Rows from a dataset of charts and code
——

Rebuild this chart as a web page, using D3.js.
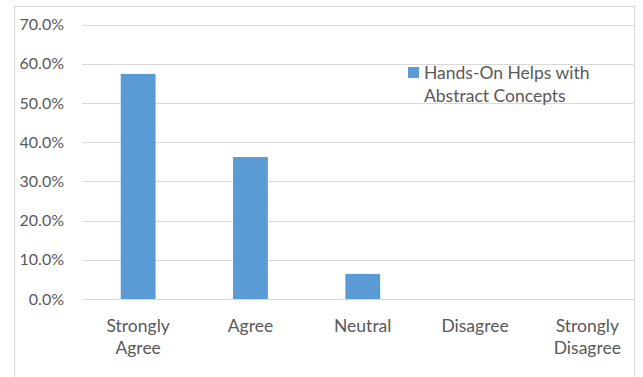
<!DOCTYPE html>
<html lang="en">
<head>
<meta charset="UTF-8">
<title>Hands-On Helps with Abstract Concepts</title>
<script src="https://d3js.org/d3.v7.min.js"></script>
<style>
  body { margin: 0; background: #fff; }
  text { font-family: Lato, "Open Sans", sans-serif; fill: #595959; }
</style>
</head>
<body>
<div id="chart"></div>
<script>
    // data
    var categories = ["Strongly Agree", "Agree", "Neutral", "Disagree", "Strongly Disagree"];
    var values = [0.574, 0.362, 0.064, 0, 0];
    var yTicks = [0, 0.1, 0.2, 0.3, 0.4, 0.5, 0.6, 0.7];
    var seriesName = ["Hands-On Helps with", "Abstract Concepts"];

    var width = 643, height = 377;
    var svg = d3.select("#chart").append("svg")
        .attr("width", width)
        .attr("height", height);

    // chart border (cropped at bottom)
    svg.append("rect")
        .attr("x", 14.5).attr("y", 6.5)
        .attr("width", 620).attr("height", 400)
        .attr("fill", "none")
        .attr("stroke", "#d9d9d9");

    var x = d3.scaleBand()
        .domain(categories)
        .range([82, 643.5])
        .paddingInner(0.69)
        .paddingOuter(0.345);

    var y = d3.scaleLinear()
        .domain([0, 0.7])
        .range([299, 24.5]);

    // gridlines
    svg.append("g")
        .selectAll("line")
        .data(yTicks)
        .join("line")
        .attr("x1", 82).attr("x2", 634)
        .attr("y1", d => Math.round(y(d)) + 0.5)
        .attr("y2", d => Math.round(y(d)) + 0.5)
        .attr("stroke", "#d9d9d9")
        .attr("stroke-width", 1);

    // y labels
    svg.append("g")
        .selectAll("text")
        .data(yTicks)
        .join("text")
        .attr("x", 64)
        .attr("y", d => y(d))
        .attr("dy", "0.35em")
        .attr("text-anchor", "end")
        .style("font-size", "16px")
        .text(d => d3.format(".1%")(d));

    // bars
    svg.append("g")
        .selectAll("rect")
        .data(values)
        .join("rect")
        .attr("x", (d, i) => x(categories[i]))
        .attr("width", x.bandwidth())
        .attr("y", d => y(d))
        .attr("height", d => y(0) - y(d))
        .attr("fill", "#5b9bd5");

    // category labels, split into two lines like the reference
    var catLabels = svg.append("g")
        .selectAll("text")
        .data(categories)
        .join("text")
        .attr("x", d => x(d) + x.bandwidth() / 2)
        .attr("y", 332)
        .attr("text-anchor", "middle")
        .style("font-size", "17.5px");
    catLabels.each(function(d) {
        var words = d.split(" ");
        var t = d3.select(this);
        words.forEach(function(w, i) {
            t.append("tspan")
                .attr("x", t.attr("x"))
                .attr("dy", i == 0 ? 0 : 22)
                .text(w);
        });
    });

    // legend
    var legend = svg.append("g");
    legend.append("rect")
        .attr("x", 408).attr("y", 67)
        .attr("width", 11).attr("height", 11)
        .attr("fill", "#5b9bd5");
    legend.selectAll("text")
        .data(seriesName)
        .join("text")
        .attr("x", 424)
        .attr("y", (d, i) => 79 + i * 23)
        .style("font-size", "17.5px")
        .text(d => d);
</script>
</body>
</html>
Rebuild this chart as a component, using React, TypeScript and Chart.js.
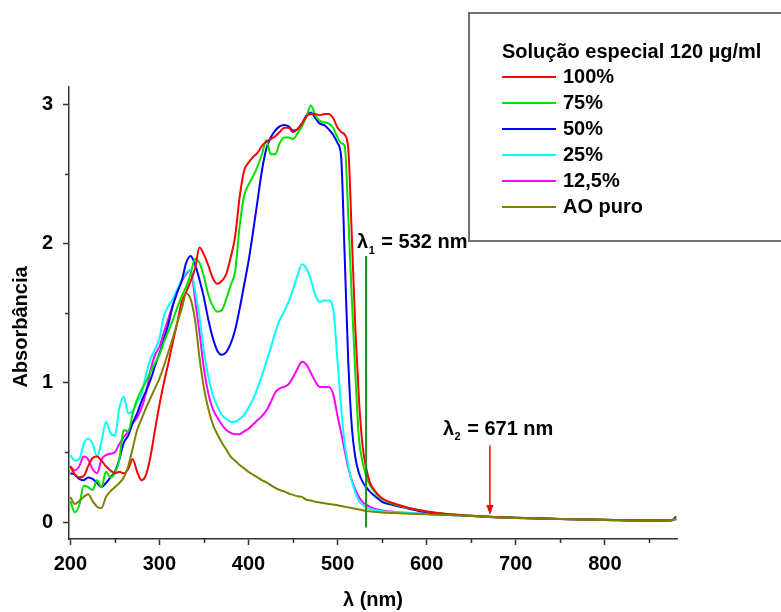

——

Task instructions
Your copy of the data should match it exactly, except that pictures are left out.

Answer below
Rebuild this chart as a web page, using D3.js.
<!DOCTYPE html>
<html lang="en">
<head>
<meta charset="UTF-8">
<title>Hands-On Helps with Abstract Concepts</title>
<script src="https://d3js.org/d3.v7.min.js"></script>
<style>
  body { margin: 0; background: #fff; }
  text { font-family: Lato, "Open Sans", sans-serif; fill: #595959; }
</style>
</head>
<body>
<div id="chart"></div>
<script>
    // data
    var categories = ["Strongly Agree", "Agree", "Neutral", "Disagree", "Strongly Disagree"];
    var values = [0.574, 0.362, 0.064, 0, 0];
    var yTicks = [0, 0.1, 0.2, 0.3, 0.4, 0.5, 0.6, 0.7];
    var seriesName = ["Hands-On Helps with", "Abstract Concepts"];

    var width = 643, height = 377;
    var svg = d3.select("#chart").append("svg")
        .attr("width", width)
        .attr("height", height);

    // chart border (cropped at bottom)
    svg.append("rect")
        .attr("x", 14.5).attr("y", 6.5)
        .attr("width", 620).attr("height", 400)
        .attr("fill", "none")
        .attr("stroke", "#d9d9d9");

    var x = d3.scaleBand()
        .domain(categories)
        .range([82, 643.5])
        .paddingInner(0.69)
        .paddingOuter(0.345);

    var y = d3.scaleLinear()
        .domain([0, 0.7])
        .range([299, 24.5]);

    // gridlines
    svg.append("g")
        .selectAll("line")
        .data(yTicks)
        .join("line")
        .attr("x1", 82).attr("x2", 634)
        .attr("y1", d => Math.round(y(d)) + 0.5)
        .attr("y2", d => Math.round(y(d)) + 0.5)
        .attr("stroke", "#d9d9d9")
        .attr("stroke-width", 1);

    // y labels
    svg.append("g")
        .selectAll("text")
        .data(yTicks)
        .join("text")
        .attr("x", 64)
        .attr("y", d => y(d))
        .attr("dy", "0.35em")
        .attr("text-anchor", "end")
        .style("font-size", "16px")
        .text(d => d3.format(".1%")(d));

    // bars
    svg.append("g")
        .selectAll("rect")
        .data(values)
        .join("rect")
        .attr("x", (d, i) => x(categories[i]))
        .attr("width", x.bandwidth())
        .attr("y", d => y(d))
        .attr("height", d => y(0) - y(d))
        .attr("fill", "#5b9bd5");

    // category labels, split into two lines like the reference
    var catLabels = svg.append("g")
        .selectAll("text")
        .data(categories)
        .join("text")
        .attr("x", d => x(d) + x.bandwidth() / 2)
        .attr("y", 332)
        .attr("text-anchor", "middle")
        .style("font-size", "17.5px");
    catLabels.each(function(d) {
        var words = d.split(" ");
        var t = d3.select(this);
        words.forEach(function(w, i) {
            t.append("tspan")
                .attr("x", t.attr("x"))
                .attr("dy", i == 0 ? 0 : 22)
                .text(w);
        });
    });

    // legend
    var legend = svg.append("g");
    legend.append("rect")
        .attr("x", 408).attr("y", 67)
        .attr("width", 11).attr("height", 11)
        .attr("fill", "#5b9bd5");
    legend.selectAll("text")
        .data(seriesName)
        .join("text")
        .attr("x", 424)
        .attr("y", (d, i) => 79 + i * 23)
        .style("font-size", "17.5px")
        .text(d => d);
</script>
</body>
</html>
Rebuild this chart as a component, using React, TypeScript and Chart.js.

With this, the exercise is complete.